Making a Difference with Mariachi Music
Juan Morales, Mariachi practitioner and Director, The Mariachi Studio, Delano, CA
Advocacy for culturally responsive music curricula that can be used as tools of empowerment for youth in marginalized areas has been the focus of my work for two decades. At The Mariachi Studio, we use mariachi rather than classical music as an agent of social change; but we have many characteristics in common with programs directly inspired by El Sistema.
Mariachi is an ensemble musical form and provides the same benefits as playing in a classical orchestra: the skills of listening, cooperating, and harmonizing, which ultimately contribute to harmony of the human spirit. Like classical music, mariachi lends itself to peer teaching, and can be performed in a variety of venues and performance settings.
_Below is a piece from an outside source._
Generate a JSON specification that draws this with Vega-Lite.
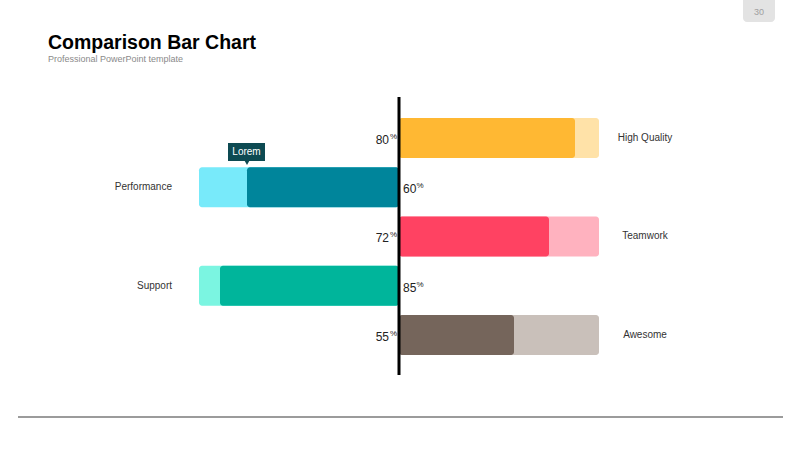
{
  "$schema": "https://vega.github.io/schema/vega-lite/v6.json",
  "width": 800,
  "height": 450,
  "autosize": {"type": "fit", "contains": "padding"},
  "padding": 0,
  "background": "#ffffff",
  "config": {"view": {"stroke": null}, "font": "Liberation Sans"},
  "data": {
    "values": [
      {"item": "High Quality", "row": 1, "side": "right", "value": 88, "label": "80"},
      {"item": "Performance", "row": 2, "side": "left", "value": -76, "label": "60"},
      {"item": "Teamwork", "row": 3, "side": "right", "value": 75, "label": "72"},
      {"item": "Support", "row": 4, "side": "left", "value": -89.5, "label": "85"},
      {"item": "Awesome", "row": 5, "side": "right", "value": 57.5, "label": "55"}
    ]
  },
  "resolve": {"scale": {"color": "independent"}},
  "layer": [
    {
      "transform": [{"filter": "datum.side == 'right'"}],
      "mark": {"type": "bar", "orient": "horizontal", "height": 40, "cornerRadius": 3},
      "encoding": {
        "y": {"field": "row", "type": "quantitative", "scale": {"domain": [-1.802, 7.335], "nice": false, "zero": false, "padding": 0, "reverse": true}, "axis": null},
        "x": {"datum": 0, "type": "quantitative", "scale": {"domain": [-199.5, 200.5], "nice": false, "zero": false, "padding": 0}, "axis": null},
        "x2": {"datum": 100},
        "color": {"field": "item", "type": "nominal", "legend": null, "scale": {"domain": ["High Quality", "Performance", "Teamwork", "Support", "Awesome"], "range": ["#FFE2A8", "#78EAFA", "#FFB2BF", "#7BF5E1", "#C9C0BA"]}}
      }
    },
    {
      "transform": [{"filter": "datum.side == 'left'"}],
      "mark": {"type": "bar", "orient": "horizontal", "height": 40, "cornerRadius": 3},
      "encoding": {
        "y": {"field": "row", "type": "quantitative", "scale": {"domain": [-1.802, 7.335], "nice": false, "zero": false, "padding": 0, "reverse": true}, "axis": null},
        "x": {"datum": -100, "type": "quantitative", "scale": {"domain": [-199.5, 200.5], "nice": false, "zero": false, "padding": 0}, "axis": null},
        "x2": {"datum": 0},
        "color": {"field": "item", "type": "nominal", "legend": null, "scale": {"domain": ["High Quality", "Performance", "Teamwork", "Support", "Awesome"], "range": ["#FFE2A8", "#78EAFA", "#FFB2BF", "#7BF5E1", "#C9C0BA"]}}
      }
    },
    {
      "mark": {"type": "bar", "orient": "horizontal", "height": 40, "cornerRadius": 3},
      "encoding": {
        "y": {"field": "row", "type": "quantitative", "scale": {"domain": [-1.802, 7.335], "nice": false, "zero": false, "padding": 0, "reverse": true}, "axis": null},
        "x": {"field": "value", "type": "quantitative", "scale": {"domain": [-199.5, 200.5], "nice": false, "zero": false, "padding": 0}, "axis": null},
        "x2": {"datum": 0},
        "color": {"field": "item", "type": "nominal", "legend": null, "scale": {"domain": ["High Quality", "Performance", "Teamwork", "Support", "Awesome"], "range": ["#FFB833", "#00859B", "#FF4262", "#00B59B", "#75655B"]}}
      }
    },
    {
      "transform": [{"filter": "datum.side == 'right'"}],
      "mark": {"type": "text", "align": "right", "baseline": "alphabetic", "dy": 6, "fontSize": 12, "color": "#222222"},
      "encoding": {
        "y": {"field": "row", "type": "quantitative", "scale": {"domain": [-1.802, 7.335], "nice": false, "zero": false, "padding": 0, "reverse": true}, "axis": null},
        "x": {"datum": -5, "type": "quantitative", "scale": {"domain": [-199.5, 200.5], "nice": false, "zero": false, "padding": 0}, "axis": null},
        "text": {"field": "label"}
      }
    },
    {
      "transform": [{"filter": "datum.side == 'right'"}],
      "mark": {"type": "text", "align": "right", "baseline": "alphabetic", "dy": 1, "fontSize": 8, "color": "#222222"},
      "encoding": {
        "y": {"field": "row", "type": "quantitative", "scale": {"domain": [-1.802, 7.335], "nice": false, "zero": false, "padding": 0, "reverse": true}, "axis": null},
        "x": {"datum": -1, "type": "quantitative", "scale": {"domain": [-199.5, 200.5], "nice": false, "zero": false, "padding": 0}, "axis": null},
        "text": {"value": "%"}
      }
    },
    {
      "transform": [{"filter": "datum.side == 'left'"}],
      "mark": {"type": "text", "align": "left", "baseline": "alphabetic", "dy": 6, "fontSize": 12, "color": "#222222"},
      "encoding": {
        "y": {"field": "row", "type": "quantitative", "scale": {"domain": [-1.802, 7.335], "nice": false, "zero": false, "padding": 0, "reverse": true}, "axis": null},
        "x": {"datum": 2, "type": "quantitative", "scale": {"domain": [-199.5, 200.5], "nice": false, "zero": false, "padding": 0}, "axis": null},
        "text": {"field": "label"}
      }
    },
    {
      "transform": [{"filter": "datum.side == 'left'"}],
      "mark": {"type": "text", "align": "left", "baseline": "alphabetic", "dy": 1, "fontSize": 8, "color": "#222222"},
      "encoding": {
        "y": {"field": "row", "type": "quantitative", "scale": {"domain": [-1.802, 7.335], "nice": false, "zero": false, "padding": 0, "reverse": true}, "axis": null},
        "x": {"datum": 8.7, "type": "quantitative", "scale": {"domain": [-199.5, 200.5], "nice": false, "zero": false, "padding": 0}, "axis": null},
        "text": {"value": "%"}
      }
    },
    {
      "transform": [{"filter": "datum.side == 'right'"}],
      "mark": {"type": "text", "align": "center", "baseline": "middle", "fontSize": 10, "color": "#333333"},
      "encoding": {
        "y": {"field": "row", "type": "quantitative", "scale": {"domain": [-1.802, 7.335], "nice": false, "zero": false, "padding": 0, "reverse": true}, "axis": null},
        "x": {"datum": 123, "type": "quantitative", "scale": {"domain": [-199.5, 200.5], "nice": false, "zero": false, "padding": 0}, "axis": null},
        "text": {"field": "item"}
      }
    },
    {
      "transform": [{"filter": "datum.side == 'left'"}],
      "mark": {"type": "text", "align": "right", "baseline": "middle", "fontSize": 10, "color": "#333333"},
      "encoding": {
        "y": {"field": "row", "type": "quantitative", "scale": {"domain": [-1.802, 7.335], "nice": false, "zero": false, "padding": 0, "reverse": true}, "axis": null},
        "x": {"datum": -113.5, "type": "quantitative", "scale": {"domain": [-199.5, 200.5], "nice": false, "zero": false, "padding": 0}, "axis": null},
        "text": {"field": "item"}
      }
    },
    {
      "data": {"values": [{}]},
      "mark": {"type": "rule", "color": "#000000", "strokeWidth": 3},
      "encoding": {
        "x": {"datum": 0, "type": "quantitative", "scale": {"domain": [-199.5, 200.5], "nice": false, "zero": false, "padding": 0}, "axis": null},
        "y": {"datum": 0.1675, "type": "quantitative", "scale": {"domain": [-1.802, 7.335], "nice": false, "zero": false, "padding": 0, "reverse": true}, "axis": null},
        "y2": {"datum": 5.812}
      }
    },
    {
      "data": {"values": [{}]},
      "mark": {"type": "rule", "color": "#7a7a7a", "strokeWidth": 1.5},
      "encoding": {
        "x": {"datum": -190.5, "type": "quantitative", "scale": {"domain": [-199.5, 200.5], "nice": false, "zero": false, "padding": 0}, "axis": null},
        "x2": {"datum": 192},
        "y": {"datum": 6.665, "type": "quantitative", "scale": {"domain": [-1.802, 7.335], "nice": false, "zero": false, "padding": 0, "reverse": true}, "axis": null}
      }
    },
    {
      "data": {"values": [{}]},
      "mark": {"type": "rect", "color": "#0D4A52"},
      "encoding": {
        "x": {"datum": -85.5, "type": "quantitative", "scale": {"domain": [-199.5, 200.5], "nice": false, "zero": false, "padding": 0}, "axis": null},
        "x2": {"datum": -67},
        "y": {"datum": 1.1016, "type": "quantitative", "scale": {"domain": [-1.802, 7.335], "nice": false, "zero": false, "padding": 0, "reverse": true}, "axis": null},
        "y2": {"datum": 1.467}
      }
    },
    {
      "data": {"values": [{}]},
      "mark": {"type": "point", "shape": "triangle-down", "filled": true, "size": 28, "color": "#0D4A52", "opacity": 1},
      "encoding": {
        "x": {"datum": -76, "type": "quantitative", "scale": {"domain": [-199.5, 200.5], "nice": false, "zero": false, "padding": 0}, "axis": null},
        "y": {"datum": 1.5, "type": "quantitative", "scale": {"domain": [-1.802, 7.335], "nice": false, "zero": false, "padding": 0, "reverse": true}, "axis": null}
      }
    },
    {
      "data": {"values": [{}]},
      "mark": {"type": "text", "align": "center", "baseline": "middle", "fontSize": 10, "color": "#ffffff"},
      "encoding": {
        "x": {"datum": -76.25, "type": "quantitative", "scale": {"domain": [-199.5, 200.5], "nice": false, "zero": false, "padding": 0}, "axis": null},
        "y": {"datum": 1.284, "type": "quantitative", "scale": {"domain": [-1.802, 7.335], "nice": false, "zero": false, "padding": 0, "reverse": true}, "axis": null},
        "text": {"value": "Lorem"}
      }
    },
    {
      "data": {"values": [{}]},
      "mark": {"type": "text", "align": "left", "baseline": "alphabetic", "fontSize": 19.5, "fontWeight": "bold", "color": "#000000"},
      "encoding": {
        "x": {"datum": -175.5, "type": "quantitative", "scale": {"domain": [-199.5, 200.5], "nice": false, "zero": false, "padding": 0}, "axis": null},
        "y": {"datum": -0.815, "type": "quantitative", "scale": {"domain": [-1.802, 7.335], "nice": false, "zero": false, "padding": 0, "reverse": true}, "axis": null},
        "text": {"value": "Comparison Bar Chart"}
      }
    },
    {
      "data": {"values": [{}]},
      "mark": {"type": "text", "align": "left", "baseline": "alphabetic", "fontSize": 9, "color": "#8a8a8a"},
      "encoding": {
        "x": {"datum": -175.5, "type": "quantitative", "scale": {"domain": [-199.5, 200.5], "nice": false, "zero": false, "padding": 0}, "axis": null},
        "y": {"datum": -0.55, "type": "quantitative", "scale": {"domain": [-1.802, 7.335], "nice": false, "zero": false, "padding": 0, "reverse": true}, "axis": null},
        "text": {"value": "Professional PowerPoint template"}
      }
    },
    {
      "data": {"values": [{}]},
      "mark": {"type": "rect", "color": "#E3E3E3", "cornerRadiusBottomLeft": 4, "cornerRadiusBottomRight": 4},
      "encoding": {
        "x": {"datum": 172, "type": "quantitative", "scale": {"domain": [-199.5, 200.5], "nice": false, "zero": false, "padding": 0}, "axis": null},
        "x2": {"datum": 188},
        "y": {"datum": -1.802, "type": "quantitative", "scale": {"domain": [-1.802, 7.335], "nice": false, "zero": false, "padding": 0, "reverse": true}, "axis": null},
        "y2": {"datum": -1.355}
      }
    },
    {
      "data": {"values": [{}]},
      "mark": {"type": "text", "align": "center", "baseline": "alphabetic", "fontSize": 9, "color": "#A0A0A0"},
      "encoding": {
        "x": {"datum": 180, "type": "quantitative", "scale": {"domain": [-199.5, 200.5], "nice": false, "zero": false, "padding": 0}, "axis": null},
        "y": {"datum": -1.497, "type": "quantitative", "scale": {"domain": [-1.802, 7.335], "nice": false, "zero": false, "padding": 0, "reverse": true}, "axis": null},
        "text": {"value": "30"}
      }
    }
  ]
}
There are also important differences between mariachi and classical music that can be beneficial in our students’ learning process. For example, mariachi is both a vocal and an instrumental genre. Therefore, all of our students are encouraged to learn to play and sing.
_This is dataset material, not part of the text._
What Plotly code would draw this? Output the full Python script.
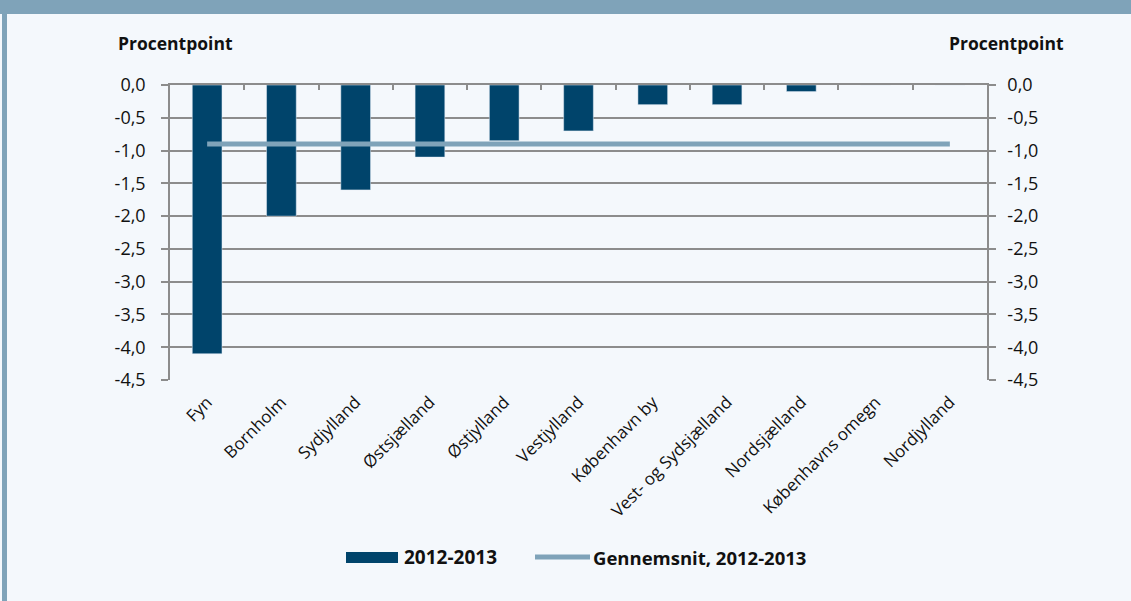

Another difference is that mariachi, as an expression of Mexican culture, is the folk genre most meaningful to our students’ families. As they gain proficiency, they experience pride not only
in their musical prowess but also in their cultural heritage. It helps them build strong bonds with their communities and bridge the gap between themselves and their familial elders.
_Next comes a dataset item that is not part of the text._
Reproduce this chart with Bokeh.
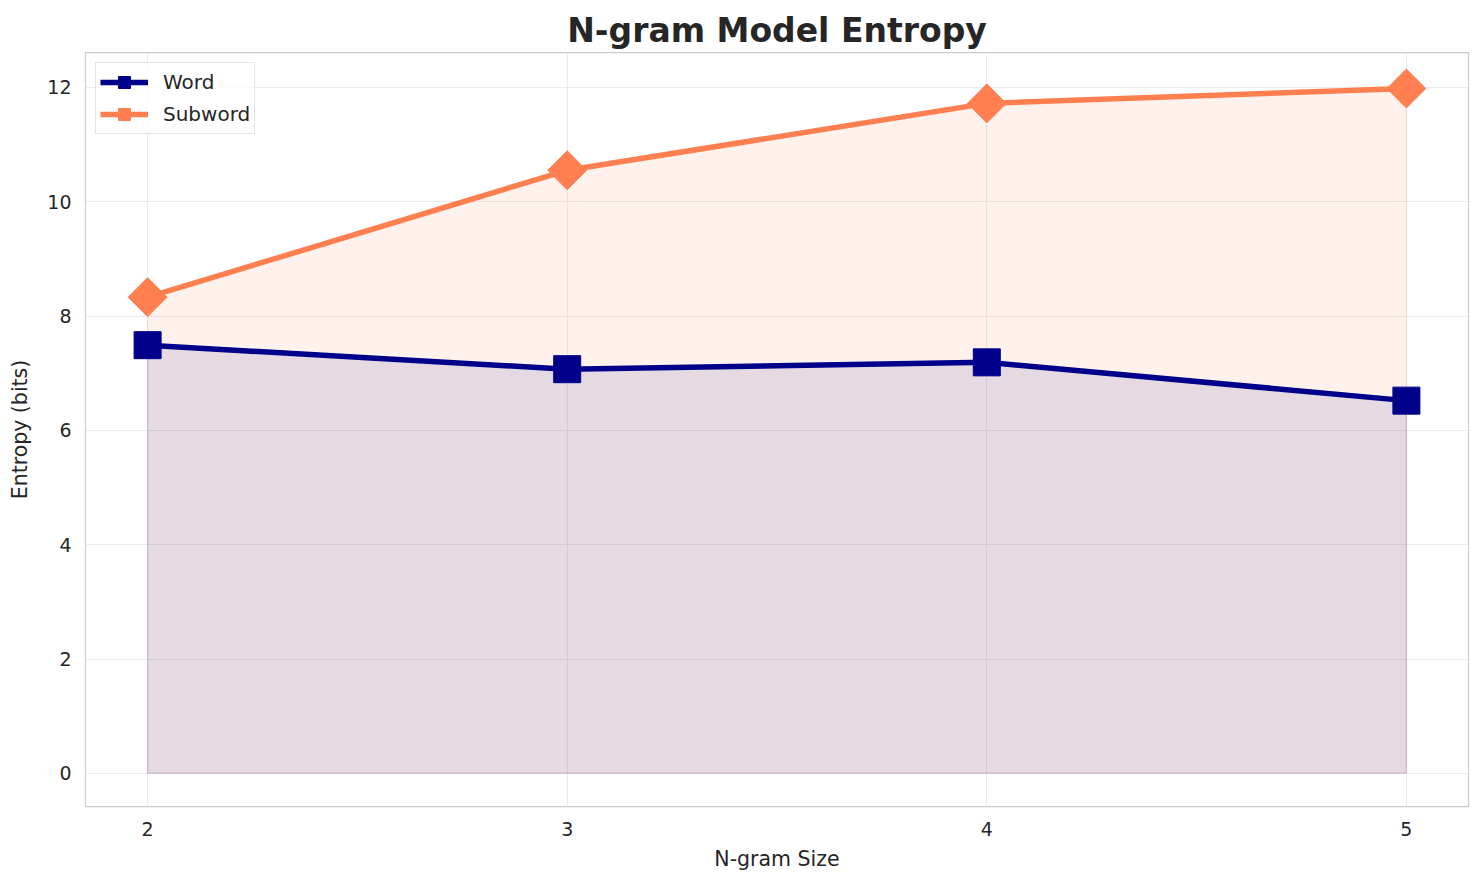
import numpy as np
from bokeh.plotting import figure
from bokeh.models import Range1d, FixedTicker, Legend, LegendItem
from bokeh.embed import file_html
from bokeh.resources import INLINE

ngram = [2, 3, 4, 5]
word_entropy = [7.49, 7.07, 7.19, 6.52]
subword_entropy = [8.33, 10.55, 11.72, 11.98]
x_ticks = [2, 3, 4, 5]
y_ticks = [0, 2, 4, 6, 8, 10, 12]

WORD_C = "#00008b"
SUB_C = "#ff7f50"
TXT = "#262626"
FONT = "DejaVu Sans"

p = figure(width=1476, height=877, output_backend="svg", toolbar_location=None,
           x_range=Range1d(1.852, 5.148), y_range=Range1d(-0.58, 12.61),
           min_border_left=85, min_border_right=8, min_border_top=52, min_border_bottom=71,
           title="N-gram Model Entropy")

p.title.align = "center"
p.title.text_font = FONT
p.title.text_font_size = "33px"
p.title.text_font_style = "bold"
p.title.text_color = TXT
p.title.standoff = 6

p.outline_line_color = "#cccccc"
p.outline_line_width = 1.25
p.background_fill_color = "white"

for g in (p.xgrid, p.ygrid):
    g.grid_line_color = "#ebebeb"
    g.grid_line_width = 1

p.xaxis.ticker = FixedTicker(ticks=x_ticks)
p.yaxis.ticker = FixedTicker(ticks=y_ticks)
for ax in (p.xaxis, p.yaxis):
    ax.axis_line_color = None
    ax.major_tick_line_color = None
    ax.minor_tick_line_color = None
    ax.major_tick_out = 0
    ax.major_label_text_font = FONT
    ax.major_label_text_font_size = "19px"
    ax.major_label_text_color = TXT
    ax.axis_label_text_font = FONT
    ax.axis_label_text_font_size = "20.5px"
    ax.axis_label_text_font_style = "normal"
    ax.axis_label_text_color = TXT
p.xaxis.axis_label = "N-gram Size"
p.yaxis.axis_label = "Entropy (bits)"
p.xaxis.major_label_standoff = 15
p.yaxis.major_label_standoff = 14
p.xaxis.axis_label_standoff = 8
p.yaxis.axis_label_standoff = 12

zeros = [0] * len(ngram)
# filled areas (fill_between style)
p.patch(ngram + ngram[::-1], subword_entropy + zeros[::-1], fill_color=SUB_C, fill_alpha=0.1,
        line_color=SUB_C, line_alpha=0.1, line_width=1.5)
p.patch(ngram + ngram[::-1], word_entropy + zeros[::-1], fill_color=WORD_C, fill_alpha=0.1,
        line_color=WORD_C, line_alpha=0.1, line_width=1.5)

wl = p.line(ngram, word_entropy, line_color=WORD_C, line_width=5.5)
ws = p.scatter(ngram, word_entropy, marker="square", size=27, fill_color=WORD_C, line_color=WORD_C)
sl = p.line(ngram, subword_entropy, line_color=SUB_C, line_width=5.5)
ss = p.scatter(ngram, subword_entropy, marker="square", size=27.5, angle=np.pi / 4,
               fill_color=SUB_C, line_color=SUB_C)

legend = Legend(items=[LegendItem(label="Word", renderers=[wl, ws]),
                       LegendItem(label="Subword", renderers=[sl, ss])],
                location="top_left")
legend.margin = 10
legend.padding = 4
legend.spacing = 2
legend.glyph_width = 48
legend.glyph_height = 30
legend.label_height = 30
legend.label_standoff = 15
legend.label_text_font = FONT
legend.label_text_font_size = "20px"
legend.label_text_color = TXT
legend.border_line_color = "#cccccc"
legend.border_line_width = 1.25
legend.background_fill_alpha = 0.8
p.add_layout(legend)

open("out.html", "w").write(file_html(p, INLINE))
Finally, our students’ growing skills are commercially and musically valuable. Many student ensembles perform regularly on weekends and receive compensation. For our mostly low- income student families, this is particularly crucial.
Our academy is proud that in a region with one of the state’s lowest high school graduation rates, we have celebrated over 40 college graduations with our alumni, plus our many alumni who entered military, trade, and law enforcement schools.
Some have also pursued professional careers in mariachi.
We use high-quality mariachi music education to empower our students to dream far beyond their current realities, attend college, and break the cycle of generational poverty in their community. Our ultimate goal is not to make more professional musicians or music educators, but to give our students something to be proud of—themselves— so that they can thrive in college and adult life.